Question

Find the tangent to the curve y=3x²+x+4 at x=3.

• A. 19
• B. 1.9
• C. 18
• D. 16

Answer 1

Answer: (A)

19

Answer 2

To find the tangent to the curve $y=3x^2+x+4$ at $x=3$, we need to find the slope of the tangent at that point.
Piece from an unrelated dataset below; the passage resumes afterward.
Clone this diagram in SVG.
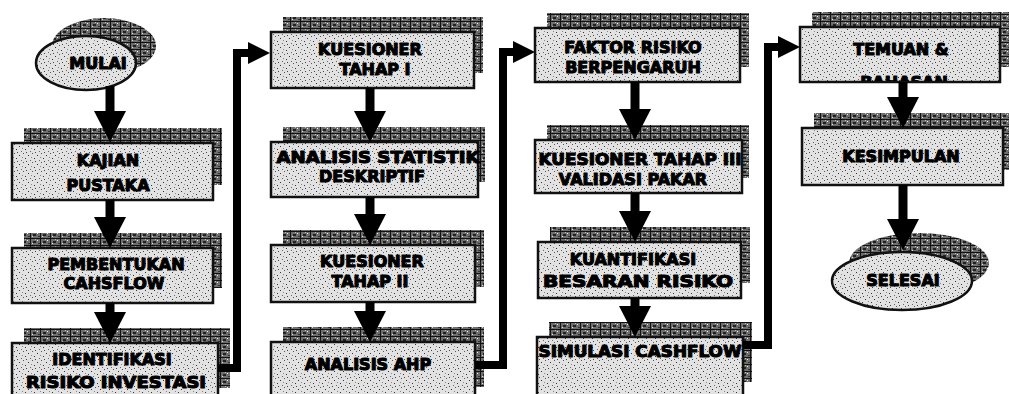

1. Find the derivative of the curve: The derivative $\frac{dy}{dx}$ gives the slope of the tangent to the curve at any point $x$. Given the curve $y = 3x^2 + x + 4$. Differentiating with respect to $x$: $\frac{dy}{dx} = \frac{d}{dx}(3x^2) + \frac{d}{dx}(x) + \frac{d}{dx}(4)$ $\frac{dy}{dx} = 3(2x) + 1 + 0$ $\frac{dy}{dx} = 6x + 1$

2. Calculate the slope of the tangent at $x=3$: Substitute $x=3$ into the derivative expression to find the slope ($m$) of the tangent at that specific point. $m = \left.\frac{dy}{dx}\right|_{x=3} = 6(3) + 1$ $m = 18 + 1$ $m = 19$

   Thus, the slope of the tangent to the curve at $x=3$ is 19.

The slope of the tangent to a curve $y=f(x)$ at a point $x=a$ is given by the derivative $f'(a)$. For the given curve $y=3x^2+x+4$, the derivative is $\frac{dy}{dx} = 6x+1$. At $x=3$, the slope of the tangent is $6(3)+1 = 18+1 = 19$.